Preparation: You can access hundreds of free case summaries in the Street Law store. Download the case summary as a Word file. Prepare a student handout containing the case facts, issue, precedents, and arguments of the selected case. Delete the decision and opinion(s). Assign half of the class, divided into small groups of 3–5 students, the task of writing the Court’s opinion with the petitioner winning (i.e., the party that is listed first and that lost in the court of appeals). Instruct the other half of the class to write the Court’s opinion with the respondent winning (i.e., the side that won in the court of appeals). Students should use the “You are the Justice: Judicial Opinion Writing” handout to help construct opinions that apply the constitutional provisions, statutes, and/or precedents and provide a reasoned basis for the opinion. Have groups “hand down” their decisions by reading their opinion to the class.
 
How it’s done online: Post a case summary with decisions and opinions deleted.
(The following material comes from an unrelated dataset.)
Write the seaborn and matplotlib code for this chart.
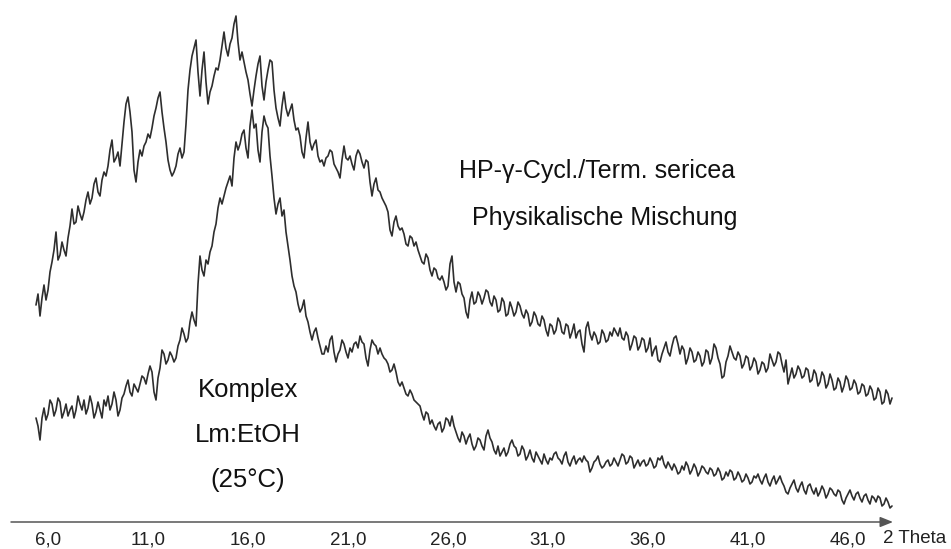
import numpy as np
import pandas as pd
import matplotlib
matplotlib.use("Agg")
import matplotlib.pyplot as plt
from matplotlib.patches import ArrowStyle
import seaborn as sns

# 2-theta scan grid (degrees)
SCAN_START = 5.4
SCAN_STEP = 0.1

# Intensities (arbitrary units) of the physical mixture
mischung = [
    217, 228, 206, 224, 237, 222, 232, 250, 260, 272, 290, 262, 267, 280, 272, 266,
    284, 296, 313, 298, 300, 316, 308, 302, 310, 322, 330, 318, 324, 338, 344, 330,
    326, 342, 350, 346, 356, 372, 382, 360, 364, 370, 356, 378, 400, 418, 425, 410,
    390, 352, 340, 360, 372, 366, 376, 380, 388, 384, 394, 406, 414, 424, 430, 410,
    394, 380, 362, 352, 346, 350, 356, 368, 374, 364, 370, 398, 432, 452, 466, 474,
    482, 450, 426, 452, 470, 440, 418, 430, 436, 446, 454, 452, 462, 476, 490, 474,
    466, 478, 484, 498, 506, 480, 462, 470, 460, 450, 442, 428, 416, 432, 446, 458,
    466, 436, 422, 440, 452, 462, 460, 432, 414, 404, 396, 416, 430, 414, 406, 412,
    418, 402, 392, 394, 386, 370, 364, 384, 400, 380, 372, 378, 382, 366, 360, 362,
    356, 364, 366, 372, 370, 358, 354, 350, 344, 362, 376, 364, 362, 366, 358, 352,
    366, 372, 368, 360, 354, 362, 360, 340, 326, 338, 344, 332, 330, 324, 320, 316,
    310, 292, 286, 300, 306, 296, 292, 294, 288, 278, 276, 286, 284, 276, 280, 272,
    266, 260, 258, 268, 264, 252, 246, 254, 252, 244, 242, 246, 240, 232, 236, 258,
    266, 240, 230, 240, 238, 228, 224, 210, 204, 222, 230, 218, 220, 230, 226, 218,
    224, 232, 230, 220, 216, 226, 222, 210, 212, 224, 220, 206, 208, 220, 214, 206,
    210, 220, 216, 208, 204, 212, 208, 196, 200, 210, 206, 198, 196, 206, 202, 192,
    186, 198, 196, 188, 192, 204, 200, 190, 188, 198, 196, 184, 190, 198, 184, 190,
    192, 178, 170, 194, 200, 188, 182, 190, 186, 178, 180, 192, 188, 180, 182, 190,
    186, 194, 190, 186, 194, 184, 182, 190, 186, 172, 178, 186, 184, 172, 176, 184,
    182, 170, 174, 184, 166, 172, 176, 162, 160, 168, 174, 180, 170, 166, 176, 184,
    186, 178, 168, 176, 172, 158, 164, 174, 170, 160, 162, 170, 166, 156, 160, 172,
    170, 158, 164, 178, 174, 164, 158, 144, 146, 160, 166, 176, 170, 164, 162, 170,
    166, 154, 158, 166, 164, 152, 156, 164, 160, 148, 152, 160, 158, 150, 154, 168,
    162, 156, 160, 170, 168, 158, 150, 162, 138, 146, 154, 144, 148, 156, 152, 144,
    146, 154, 152, 140, 142, 152, 148, 136, 140, 150, 146, 134, 138, 148, 142, 132,
    134, 144, 140, 130, 136, 146, 142, 132, 134, 142, 138, 128, 130, 138, 136, 126,
    128, 136, 132, 122, 124, 134, 130, 118, 120, 132, 128, 118, 124,
]

# Intensities (arbitrary units) of the complex
komplex = [
    104, 96, 82, 104, 114, 102, 108, 122, 118, 106, 112, 124, 120, 104, 110, 118,
    106, 112, 116, 104, 112, 126, 118, 112, 122, 108, 114, 126, 118, 104, 110, 120,
    112, 104, 122, 116, 126, 112, 118, 130, 122, 106, 112, 124, 128, 136, 142, 130,
    126, 138, 134, 130, 138, 146, 144, 138, 148, 156, 150, 130, 122, 144, 154, 172,
    168, 158, 162, 170, 166, 160, 164, 176, 182, 194, 188, 180, 184, 200, 210, 202,
    196, 238, 266, 252, 246, 262, 258, 270, 276, 290, 298, 314, 324, 318, 326, 334,
    340, 346, 336, 364, 380, 372, 378, 388, 392, 374, 364, 396, 412, 394, 398, 372,
    360, 390, 406, 398, 394, 366, 346, 324, 308, 318, 324, 306, 312, 290, 276, 262,
    246, 236, 230, 218, 210, 214, 222, 206, 200, 190, 182, 190, 194, 184, 176, 168,
    168, 176, 170, 182, 186, 170, 160, 168, 172, 182, 178, 170, 164, 174, 170, 178,
    180, 174, 186, 180, 178, 164, 156, 172, 182, 178, 176, 168, 174, 168, 164, 162,
    158, 150, 152, 158, 150, 140, 136, 140, 134, 128, 126, 132, 128, 122, 120, 118,
    116, 108, 102, 110, 108, 98, 102, 96, 92, 98, 100, 90, 94, 104, 102, 96,
    106, 96, 90, 84, 80, 90, 86, 78, 84, 88, 78, 72, 76, 84, 82, 76,
    72, 86, 92, 84, 80, 72, 68, 76, 66, 70, 74, 66, 70, 78, 82, 76,
    74, 66, 68, 76, 72, 62, 66, 72, 64, 60, 70, 66, 62, 58, 68, 62,
    58, 64, 62, 68, 70, 64, 62, 58, 66, 70, 60, 56, 62, 66, 58, 62,
    64, 60, 66, 62, 60, 50, 54, 60, 62, 66, 58, 54, 56, 60, 62, 56,
    58, 64, 60, 56, 62, 68, 66, 58, 60, 66, 64, 54, 58, 62, 56, 60,
    62, 56, 58, 64, 60, 54, 56, 64, 62, 66, 58, 54, 60, 56, 52, 58,
    54, 48, 50, 56, 52, 60, 56, 48, 52, 58, 54, 46, 50, 56, 54, 50,
    48, 54, 52, 46, 48, 54, 50, 42, 44, 50, 46, 52, 50, 42, 44, 50,
    46, 40, 42, 48, 44, 38, 40, 46, 44, 48, 42, 38, 44, 48, 40, 36,
    42, 46, 38, 42, 46, 40, 36, 30, 28, 34, 38, 42, 34, 30, 36, 40,
    32, 28, 36, 38, 32, 28, 34, 26, 30, 36, 32, 24, 28, 34, 32, 28,
    26, 32, 30, 22, 18, 24, 28, 32, 26, 22, 28, 30, 24, 20, 26, 28,
    22, 18, 26, 24, 20, 26, 24, 16, 18, 24, 20, 14, 16,
]

tick_values = [6, 11, 16, 21, 26, 31, 36, 41, 46]
tick_labels = ["6,0", "11,0", "16,0", "21,0", "26,0", "31,0", "36,0", "41,0", "46,0"]
axis_label = "2 Theta"

label_mischung = ["HP-\u03b3-Cycl./Term. sericea", "Physikalische Mischung"]
label_komplex = ["Komplex", "Lm:EtOH", "(25\u00b0C)"]


def scan_frame(values, name):
    theta = SCAN_START + SCAN_STEP * np.arange(len(values))
    return pd.DataFrame({"2theta": theta, "intensity": values, "probe": name})


data = pd.concat([scan_frame(mischung, "Mischung"), scan_frame(komplex, "Komplex")],
                 ignore_index=True)

sns.set_style("white")
plt.rcParams["font.family"] = ["Liberation Sans", "DejaVu Sans"]

fig = plt.figure(figsize=(9.51, 5.49), dpi=100)
ax = fig.add_axes([0, 0, 1, 1])

trace_color = "#2e2e2e"
sns.lineplot(data=data, x="2theta", y="intensity", hue="probe",
             palette={"Mischung": trace_color, "Komplex": trace_color},
             estimator=None, sort=False, lw=1.2, legend=False, ax=ax)

ax.set_xlim(3.6, 51.15)
ax.set_ylim(-27, 522)

# horizontal 2-theta axis drawn as an arrow along intensity zero
for side in ["top", "right", "left", "bottom"]:
    ax.spines[side].set_visible(False)
ax.spines["bottom"].set_position(("data", 0))
ax.annotate("", xy=(48.25, 0), xytext=(4.15, 0),
            arrowprops=dict(arrowstyle=ArrowStyle("-|>", head_length=0.55, head_width=0.22),
                            mutation_scale=14, color="#555555", lw=1.1,
                            shrinkA=0, shrinkB=0))

ax.set_xticks(tick_values)
ax.set_xticklabels(tick_labels)
ax.set_yticks([])
ax.tick_params(axis="x", length=0, pad=6.5, labelsize=13.5, colors="#222222")
ax.set_xlabel("")
ax.set_ylabel("")
ax.text(47.75, -21, axis_label, ha="left", va="baseline", fontsize=13.5, color="#222222")

# series labels
ax.text(33.45, 344, label_mischung[0], ha="center", va="baseline", fontsize=18, color="#111111")
ax.text(33.85, 297, label_mischung[1], ha="center", va="baseline", fontsize=18, color="#111111")
for txt, yb in zip(label_komplex, [125, 80, 35]):
    ax.text(16.0, yb, txt, ha="center", va="baseline", fontsize=18.5, color="#111111")

fig.savefig("out.png", dpi=100, facecolor="white")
Provide students with the handout “You are the Justice: Judiciarl Opinion Writing by posting, emailing, or including in a mailed packet. Students should write their opinion individually or in small groups using breakout rooms or Google Docs. Instruct students to post their opinions in a discussion board and concur or dissent with other students’ opinions in the comments. You might also use FlipGrid or a similar app to have students record their decision announcements and post. After students have submitted or posted their opinions, if the case is recent play the recording or send students the link to the real opinion announcement at Oyez.org. Instruct students to compare and contrast their opinions with those of the Supreme Court.